The 90 for 90 campaign is an ongoing fundraising effort this year in honor of the 90th anniversary of the founding of Havre de Grace Colored High School — people can donate $90 to celebrate 90 years. More information about the campaign and events is online.
The Morning Sun
The oratorical contest is not a fundraiser, but it does raise awareness of the Colored School’s history and the activities of its nonprofit organization.
Carol Bruce, vice president of the Museum & Cultural Center board, said nonprofit officials plan to restore the building to its original state, with four small classrooms in the front, the original large classroom in the rear and the basement with its “beautiful stone walls.” Bruce said Hughes would meet with students in the basement when he visited the school.
Visitors will be able to see displays of memorabilia and push a button to experience audio and video recordings of former students talking about their time at the Colored School.

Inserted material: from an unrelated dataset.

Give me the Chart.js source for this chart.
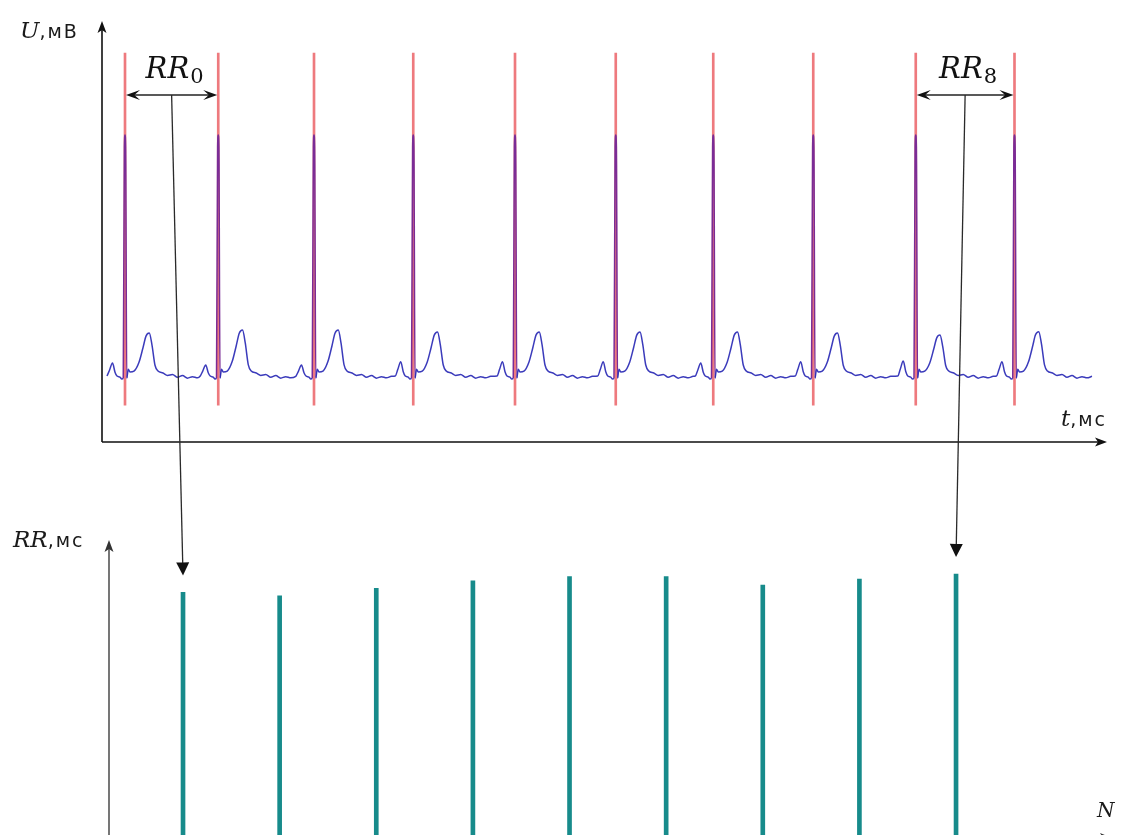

Officials hope to have the facility ready by 2022, according to Bruce.
Abingdon resident Fred Hammett, who made his first visit to the Colored School Saturday, looked through the current display of memorabilia during the reception.
He described the photos and uniforms as “amazing” and noted the students had to deal with “shortcomings,” at their school, but they still “thrived really well — they didn’t let that stop them.”
Hammett also praised the students who took part in the oratorical contest, lauding their courage for getting up on stage and speaking “with passion.”
“The kids were amazing today, outstanding,” he said.